Given request
In the material below, count the lines with the word "matplotlib" and state that number only.

Data provided

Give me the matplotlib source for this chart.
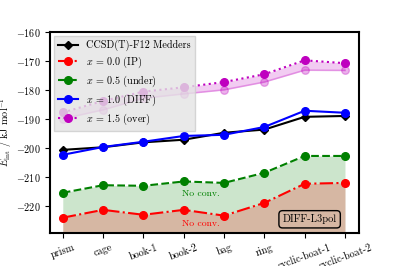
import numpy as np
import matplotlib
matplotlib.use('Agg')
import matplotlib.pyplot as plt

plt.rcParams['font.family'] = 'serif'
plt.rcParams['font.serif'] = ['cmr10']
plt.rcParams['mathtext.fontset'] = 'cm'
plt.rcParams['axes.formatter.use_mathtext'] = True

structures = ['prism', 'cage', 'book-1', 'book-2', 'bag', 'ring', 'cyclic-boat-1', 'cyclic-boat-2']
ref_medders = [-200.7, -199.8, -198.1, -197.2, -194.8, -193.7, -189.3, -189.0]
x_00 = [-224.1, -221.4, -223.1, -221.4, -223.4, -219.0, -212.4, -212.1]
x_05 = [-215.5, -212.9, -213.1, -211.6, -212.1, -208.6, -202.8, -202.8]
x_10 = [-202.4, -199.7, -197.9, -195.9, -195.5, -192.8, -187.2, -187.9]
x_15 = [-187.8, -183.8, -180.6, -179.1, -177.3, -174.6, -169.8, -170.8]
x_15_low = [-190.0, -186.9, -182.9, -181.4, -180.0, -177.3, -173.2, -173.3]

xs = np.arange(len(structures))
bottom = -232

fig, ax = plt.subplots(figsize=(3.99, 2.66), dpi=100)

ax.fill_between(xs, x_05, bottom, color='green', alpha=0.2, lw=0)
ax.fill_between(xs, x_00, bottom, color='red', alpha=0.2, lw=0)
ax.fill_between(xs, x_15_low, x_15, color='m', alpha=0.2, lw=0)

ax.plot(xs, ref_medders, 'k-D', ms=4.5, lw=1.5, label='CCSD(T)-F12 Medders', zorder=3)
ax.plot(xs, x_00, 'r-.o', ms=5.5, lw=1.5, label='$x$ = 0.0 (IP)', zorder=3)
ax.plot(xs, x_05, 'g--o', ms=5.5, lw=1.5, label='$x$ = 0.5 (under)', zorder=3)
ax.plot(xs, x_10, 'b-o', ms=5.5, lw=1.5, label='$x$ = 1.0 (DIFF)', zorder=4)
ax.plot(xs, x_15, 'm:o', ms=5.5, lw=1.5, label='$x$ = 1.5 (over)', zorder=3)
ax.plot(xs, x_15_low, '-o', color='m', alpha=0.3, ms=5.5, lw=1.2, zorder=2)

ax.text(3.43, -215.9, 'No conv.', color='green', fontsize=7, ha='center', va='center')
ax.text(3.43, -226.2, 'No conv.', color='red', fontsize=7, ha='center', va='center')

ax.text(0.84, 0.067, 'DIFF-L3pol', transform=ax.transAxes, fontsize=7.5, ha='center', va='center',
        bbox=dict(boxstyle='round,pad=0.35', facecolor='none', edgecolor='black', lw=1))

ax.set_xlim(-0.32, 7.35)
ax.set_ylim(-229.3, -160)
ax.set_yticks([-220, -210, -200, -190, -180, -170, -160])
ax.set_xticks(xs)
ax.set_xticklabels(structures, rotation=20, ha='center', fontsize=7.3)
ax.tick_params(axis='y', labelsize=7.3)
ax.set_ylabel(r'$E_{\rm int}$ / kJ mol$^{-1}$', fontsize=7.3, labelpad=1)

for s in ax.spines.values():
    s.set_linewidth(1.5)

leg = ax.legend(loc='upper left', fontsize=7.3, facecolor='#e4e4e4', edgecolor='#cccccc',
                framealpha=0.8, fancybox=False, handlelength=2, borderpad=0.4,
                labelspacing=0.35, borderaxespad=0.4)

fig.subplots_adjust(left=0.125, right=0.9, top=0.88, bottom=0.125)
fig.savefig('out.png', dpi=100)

...

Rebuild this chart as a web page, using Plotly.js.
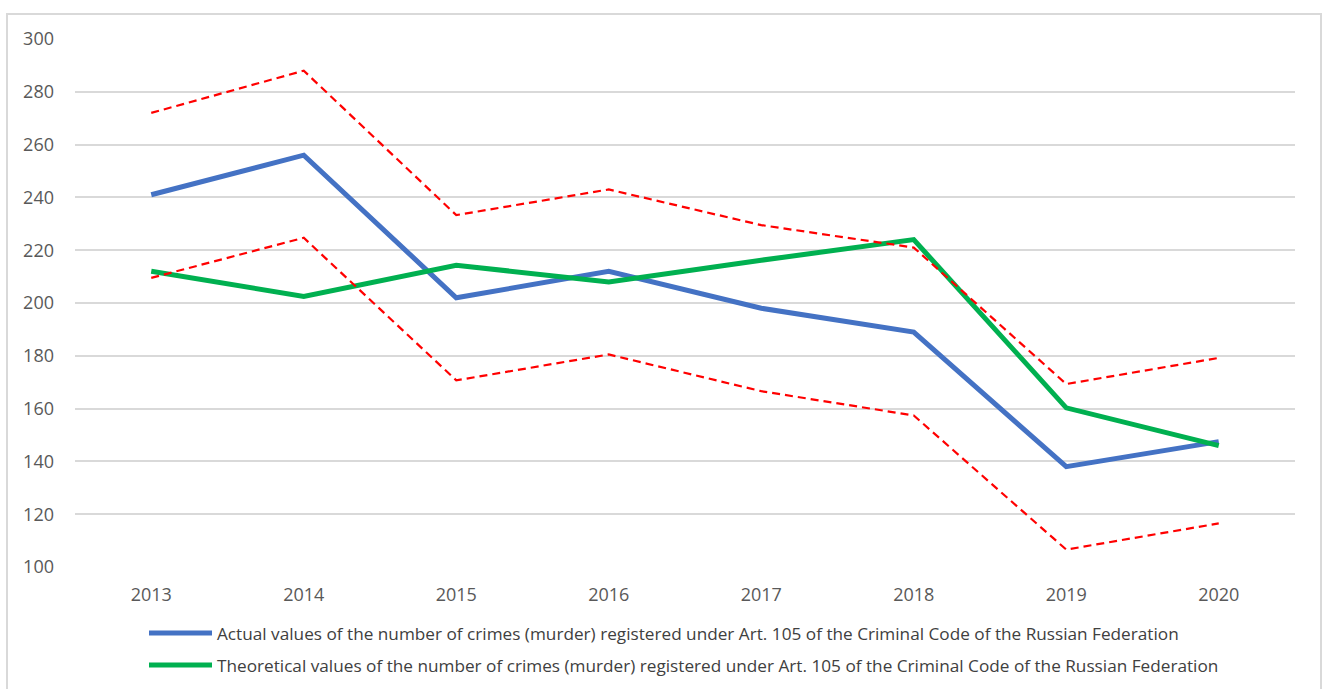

Completed exercise
4